Deron had 14 points in the close-out game over Indy and tallied 15 assists and 18 points over the course of the four-game the sweep of the Raptors in Round 2. LeBron James and Kyrie Irving led the way, playing superstar-caliber basketball to lead the Cleveland charge.

The Cavs nearly swept their way to a third straight East crown as well. Cleveland ran Boston off its home floor in Game 1 and Game 2, and led by 21 in the third quarter of Game 3. But the Celtics mounted an impressive rally, capped by a last-second 3-pointer that stunned the Quicken Loans Arena crowd and handed Cleveland its only loss in the Eastern Conference playoffs.

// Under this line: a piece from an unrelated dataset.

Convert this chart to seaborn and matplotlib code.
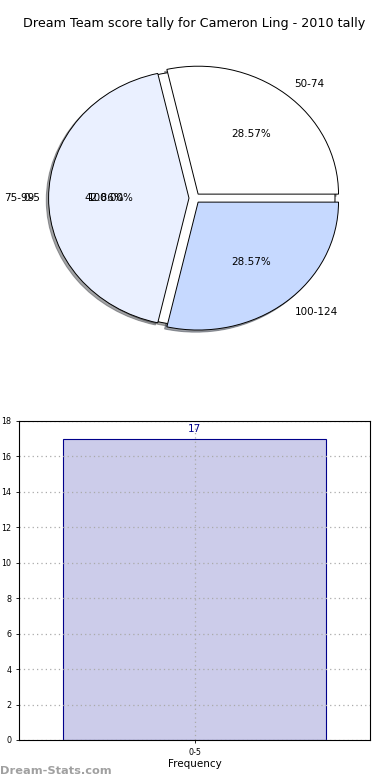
import matplotlib
matplotlib.use("Agg")
import matplotlib.pyplot as plt
import seaborn as sns

# dados do gráfico
faixas_pizza = ["50-74", "75-99", "100-124"]
valores_pizza = [2, 3, 2]
cores_pizza = ["#ffffff", "#eaf0ff", "#c6d9ff"]

faixas_freq = ["0-5"]
valores_freq = [17]
yticks = list(range(0, 19, 2))

titulo = "Dream Team score tally for Cameron Ling - 2010 tally"

sns.set_style("white")
plt.rcParams["font.family"] = ["DejaVu Sans"]
plt.rcParams["text.color"] = "black"
plt.rcParams["axes.labelcolor"] = "black"
plt.rcParams["xtick.color"] = "black"
plt.rcParams["ytick.color"] = "black"

fig = plt.figure(figsize=(3.9, 7.8), dpi=100)

# pizza (a de cima)
ax1 = fig.add_axes([0.049, 0.541, 0.9, 0.41])
wp = dict(edgecolor="black", linewidth=0.7)
ax1.pie(valores_freq, labels=faixas_freq, colors=["#ffffff"], autopct="%1.2f%%",
        shadow=dict(ox=-0.012, oy=-0.012), wedgeprops=wp, textprops=dict(fontsize=7.5))
ax1.pie(valores_pizza, labels=faixas_pizza, colors=cores_pizza, autopct="%1.2f%%",
        explode=[0.04] * len(valores_pizza), shadow=dict(ox=-0.012, oy=-0.012),
        wedgeprops=wp, textprops=dict(fontsize=7.5))
ax1.set_aspect("auto")
ax1.set_xlim(-1.25, 1.25)
ax1.set_ylim(-1.25, 1.25)
ax1.set_title(titulo, fontsize=9.2, pad=8)

# barras (a de baixo)
ax2 = fig.add_axes([0.049, 0.0513, 0.9, 0.409])
sns.barplot(x=faixas_freq, y=valores_freq, color="#ccccea", edgecolor="#00008b",
            linewidth=0.8, saturation=1, width=0.75, ax=ax2)
for i, v in enumerate(valores_freq):
    ax2.text(i, v + 0.25, str(v), ha="center", va="bottom", color="#00008b", fontsize=7.5)
ax2.set_ylim(0, 18)
ax2.set_xlim(-0.5, 0.5)
ax2.set_yticks(yticks)
ax2.grid(True, color="#aaaaaa", linestyle=(0, (1, 2.5)), linewidth=0.9)
ax2.set_axisbelow(False)
ax2.tick_params(axis="both", labelsize=5.8, length=2, width=0.6, direction="out", left=True, bottom=True)
for s in ax2.spines.values():
    s.set_linewidth(0.8)
    s.set_color("black")
    s.set_zorder(5)
ax2.set_xlabel("Frequency", fontsize=7.5, labelpad=2)
ax2.set_ylabel("Score Tally", fontsize=7.5, labelpad=2)

fig.text(0.0, 0.005, "Dream-Stats.com", color="#a0a0a0", fontsize=8.2, fontweight="bold",
         ha="left", va="bottom")

fig.savefig("out.png", dpi=100)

However, that was the last bit of drama in the series. D-Will and Co. won the next two by a combined 45 points to capture the East title and secure a date with the Golden State Warriors for the NBA crown.

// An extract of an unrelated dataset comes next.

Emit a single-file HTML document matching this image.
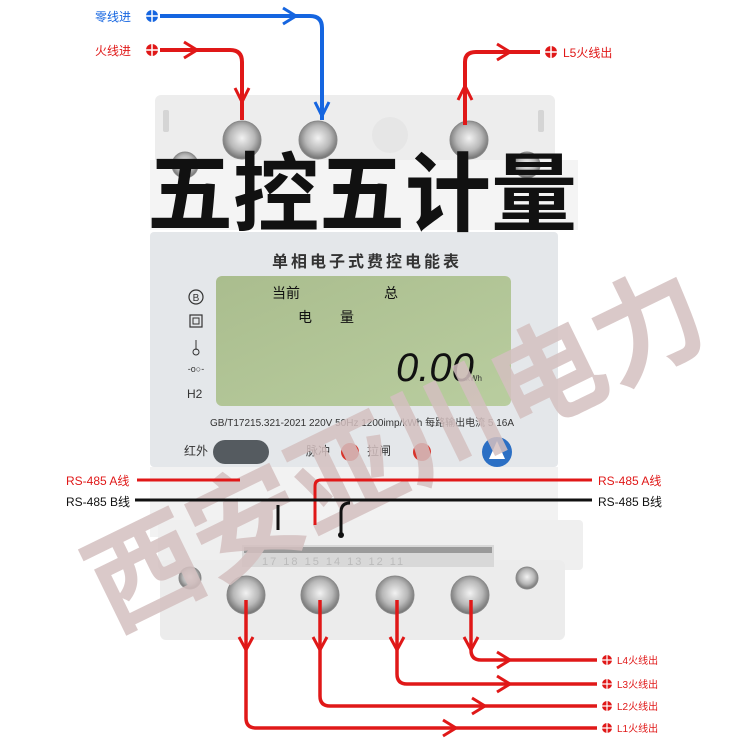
<!DOCTYPE html>
<html><head><meta charset="utf-8"><style>
html,body{margin:0;padding:0;background:#fff;}
svg{display:block;font-family:"Liberation Sans","Noto Sans CJK SC",sans-serif;}
</style></head><body>
<svg width="750" height="750" viewBox="0 0 750 750" xmlns="http://www.w3.org/2000/svg">
<defs>
<radialGradient id="scr" cx="50%" cy="45%" r="55%"><stop offset="0" stop-color="#f2f2f2"/><stop offset="0.6" stop-color="#b8b8b8"/><stop offset="1" stop-color="#707070"/></radialGradient>
<linearGradient id="lcd" x1="0" y1="0" x2="1" y2="1"><stop offset="0" stop-color="#aabd8e"/><stop offset="1" stop-color="#b9cd9f"/></linearGradient>
</defs>
<rect x="155" y="95" width="400" height="135" rx="6" fill="#ededed"/>
<rect x="150" y="160" width="428" height="70" fill="#f4f4f4"/>
<rect x="163" y="110" width="6" height="22" rx="2" fill="#d5d5d5"/>
<rect x="538" y="110" width="6" height="22" rx="2" fill="#d5d5d5"/>
<circle cx="390" cy="135" r="18" fill="#e6e6e6"/>
<g fill="url(#scr)" stroke="#888" stroke-width="1">
<circle cx="242" cy="140" r="19"/><circle cx="318" cy="140" r="19"/><circle cx="469" cy="140" r="19"/>
<circle cx="185" cy="165" r="13"/><circle cx="527" cy="165" r="13"/>
</g>
<rect x="150" y="232" width="408" height="235" rx="4" fill="#e4e7ea"/>
<text x="367" y="267" font-size="16" font-weight="bold" fill="#333" text-anchor="middle" letter-spacing="3">单相电子式费控电能表</text>
<rect x="216" y="276" width="295" height="130" rx="6" fill="url(#lcd)"/>
<text x="272" y="298" font-size="14" fill="#111">当前</text>
<text x="384" y="298" font-size="14" fill="#111">总</text>
<text x="298" y="322" font-size="14" fill="#111">电</text>
<text x="340" y="322" font-size="14" fill="#111">量</text>
<text x="396" y="381" font-size="40" font-style="italic" fill="#111">0.00</text>
<text x="466" y="381" font-size="8" fill="#333">kWh</text>
<circle cx="196" cy="297" r="7" fill="none" stroke="#333" stroke-width="1.2"/><text x="196" y="301" font-size="10" text-anchor="middle" fill="#333">B</text>
<rect x="190" y="315" width="12" height="12" fill="none" stroke="#333" stroke-width="1.2"/><rect x="193" y="318" width="6" height="6" fill="none" stroke="#333"/>
<line x1="196" y1="340" x2="196" y2="350" stroke="#333"/><circle cx="196" cy="352" r="3" fill="none" stroke="#333"/>
<text x="196" y="372" font-size="9" text-anchor="middle" fill="#333">-o○-</text>
<text x="187" y="398" font-size="12" fill="#333">H2</text>
<text x="210" y="426" font-size="10" fill="#333">GB/T17215.321-2021  220V  50Hz  1200imp/kWh  每路输出电流  5 16A</text>
<text x="184" y="455" font-size="12" fill="#333">红外</text>
<rect x="213" y="440" width="56" height="24" rx="12" fill="#555b60"/>
<text x="306" y="455" font-size="12" fill="#333">脉冲</text>
<circle cx="350" cy="452" r="9" fill="#d8332a"/>
<text x="367" y="455" font-size="12" fill="#333">拉闸</text>
<circle cx="422" cy="452" r="9" fill="#d8332a"/>
<circle cx="497" cy="452" r="15" fill="#2b6fc4"/>
<path d="M489 459 L497 441 L505 459 Z" fill="#fff"/>
<rect x="150" y="467" width="408" height="70" fill="#f2f2f2"/>
<rect x="158" y="520" width="425" height="50" rx="4" fill="#efefef"/>
<rect x="160" y="560" width="405" height="80" rx="6" fill="#ececec"/>
<rect x="242" y="545" width="252" height="22" fill="#d8d8d8"/>
<rect x="244" y="547" width="248" height="6" fill="#9a9a9a"/>
<text x="262" y="565" font-size="11" fill="#bbb" letter-spacing="2">17  18  15  14  13  12  11</text>
<g fill="url(#scr)" stroke="#888" stroke-width="1">
<circle cx="246" cy="595" r="19"/><circle cx="320" cy="595" r="19"/><circle cx="395" cy="595" r="19"/><circle cx="470" cy="595" r="19"/>
<circle cx="190" cy="578" r="11"/><circle cx="527" cy="578" r="11"/>
</g>
<text x="362" y="224" font-size="86" font-weight="bold" fill="#111" text-anchor="middle" font-family="'Noto Sans CJK SC',sans-serif">五控五计量</text>
<g transform="translate(112,632) rotate(-26)" fill="#d4c0c0" fill-opacity="0.85" font-size="112" font-weight="bold" font-family="'Noto Sans CJK SC',sans-serif">
<text x="0" y="0">西安亚川电力</text>
</g>
<g fill="none" stroke-width="4">
<path d="M160 16 H310 Q322 16 322 28 V120" stroke="#1565e0"/>
<path d="M160 50 H230 Q242 50 242 62 V120" stroke="#e01818"/>
<path d="M465 125 V62 Q465 52 476 52 H540" stroke="#e01818"/>
</g>
<g fill="none" stroke-width="3">
<path d="M283 8 L296 16 L283 24" stroke="#1565e0"/>
<path d="M315 102 L322 116 L329 102" stroke="#1565e0"/>
<path d="M184 42 L197 50 L184 58" stroke="#e01818"/>
<path d="M235 88 L242 102 L249 88" stroke="#e01818"/>
<path d="M458 100 L465 86 L472 100" stroke="#e01818"/>
<path d="M497 44 L510 52 L497 60" stroke="#e01818"/>
</g>
<text x="95" y="21" font-size="12" fill="#1565e0">零线进</text>
<circle cx="152" cy="16" r="6" fill="#1565e0"/><path d="M146 16H158M152 10V22" stroke="#fff" stroke-width="1.5"/>
<text x="95" y="55" font-size="12" fill="#e01818">火线进</text>
<circle cx="152" cy="50" r="6" fill="#e01818"/><path d="M146 50H158M152 44V56" stroke="#fff" stroke-width="1.5"/>
<circle cx="551" cy="52" r="6" fill="#e01818"/><path d="M545 52H557M551 46V58" stroke="#fff" stroke-width="1.5"/>
<text x="563" y="57" font-size="12" fill="#e01818">L5火线出</text>
<path d="M137 480 H240" stroke="#e01818" stroke-width="3"/>
<path d="M315 525 V486 Q315 480 321 480 H592" stroke="#e01818" stroke-width="3" fill="none"/>
<path d="M135 500 H592" stroke="#111" stroke-width="3"/>
<path d="M341 533 V512 Q341 503 350 503" stroke="#111" stroke-width="3" fill="none"/>
<path d="M278 505 V530" stroke="#111" stroke-width="3"/>
<circle cx="341" cy="535" r="3" fill="#111"/>
<text x="66" y="485" font-size="12" fill="#e01818">RS-485 A线</text>
<text x="66" y="506" font-size="12" fill="#111">RS-485 B线</text>
<text x="598" y="485" font-size="12" fill="#e01818">RS-485 A线</text>
<text x="598" y="506" font-size="12" fill="#111">RS-485 B线</text>
<g fill="none" stroke="#e01818" stroke-width="3.5">
<path d="M246 600 V718 Q246 728 256 728 H597"/>
<path d="M320 600 V696 Q320 706 330 706 H597"/>
<path d="M397 600 V674 Q397 684 407 684 H597"/>
<path d="M471 600 V650 Q471 660 481 660 H597"/>
</g>
<g fill="none" stroke="#e01818" stroke-width="3">
<path d="M239 637 L246 650 L253 637"/><path d="M313 637 L320 650 L327 637"/><path d="M390 637 L397 650 L404 637"/><path d="M464 637 L471 650 L478 637"/>
<path d="M443 720 L456 728 L443 736"/><path d="M472 698 L485 706 L472 714"/><path d="M497 676 L510 684 L497 692"/><path d="M497 652 L510 660 L497 668"/>
</g>
<g font-size="10" fill="#e01818">
<circle cx="607" cy="660" r="5"/><text x="617" y="664">L4火线出</text>
<circle cx="607" cy="684" r="5"/><text x="617" y="688">L3火线出</text>
<circle cx="607" cy="706" r="5"/><text x="617" y="710">L2火线出</text>
<circle cx="607" cy="728" r="5"/><text x="617" y="732">L1火线出</text>
</g>
<g stroke="#fff" stroke-width="1.2">
<path d="M602 660H612M607 655V665M602 684H612M607 679V689M602 706H612M607 701V711M602 728H612M607 723V733"/>
</g>
</svg>
</body></html>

Deron and the Cavs entered the NBA Finals as heavy underdogs.

One year after putting together one of the greatest comebacks in NBA history, Cleveland was facing a new challenge: a Warriors team that grew stronger over the offseason with the addition of Kevin Durant.

The Cavs fought hard in each contest with the retooled Warriors squad, but they simply couldn’t match the offensive firepower of the Western Conference Champions.

After two defeats in Oakland, the tipping point in the series took place in Game 3. Cleveland looked destined to protect The Q and draw within a game of evening the series. The Cavs even took a lead into the fourth quarter of the game, but as they did through much of the series, Golden State controlled the fourth to secure a commanding 3-0 series lead.

The Cavs came back in Game 4 to end the Warriors’ bid at a perfect postseason and D-Will hit one of Cleveland’s 24 3-pointers, an NBA Finals record. That wasn’t the only record set as the Cavs staved off elimination. Cleveland mounted an out-and-out assault on the NBA Finals record book, also scoring the most points in a Finals half (86) and a Finals quarter (49), while racing to a dominant 137-116 victory.

However, the celebration was short-lived, as the Warriors closed out the Finals at home in Game 5, ending D-Will’s bid for his first NBA title.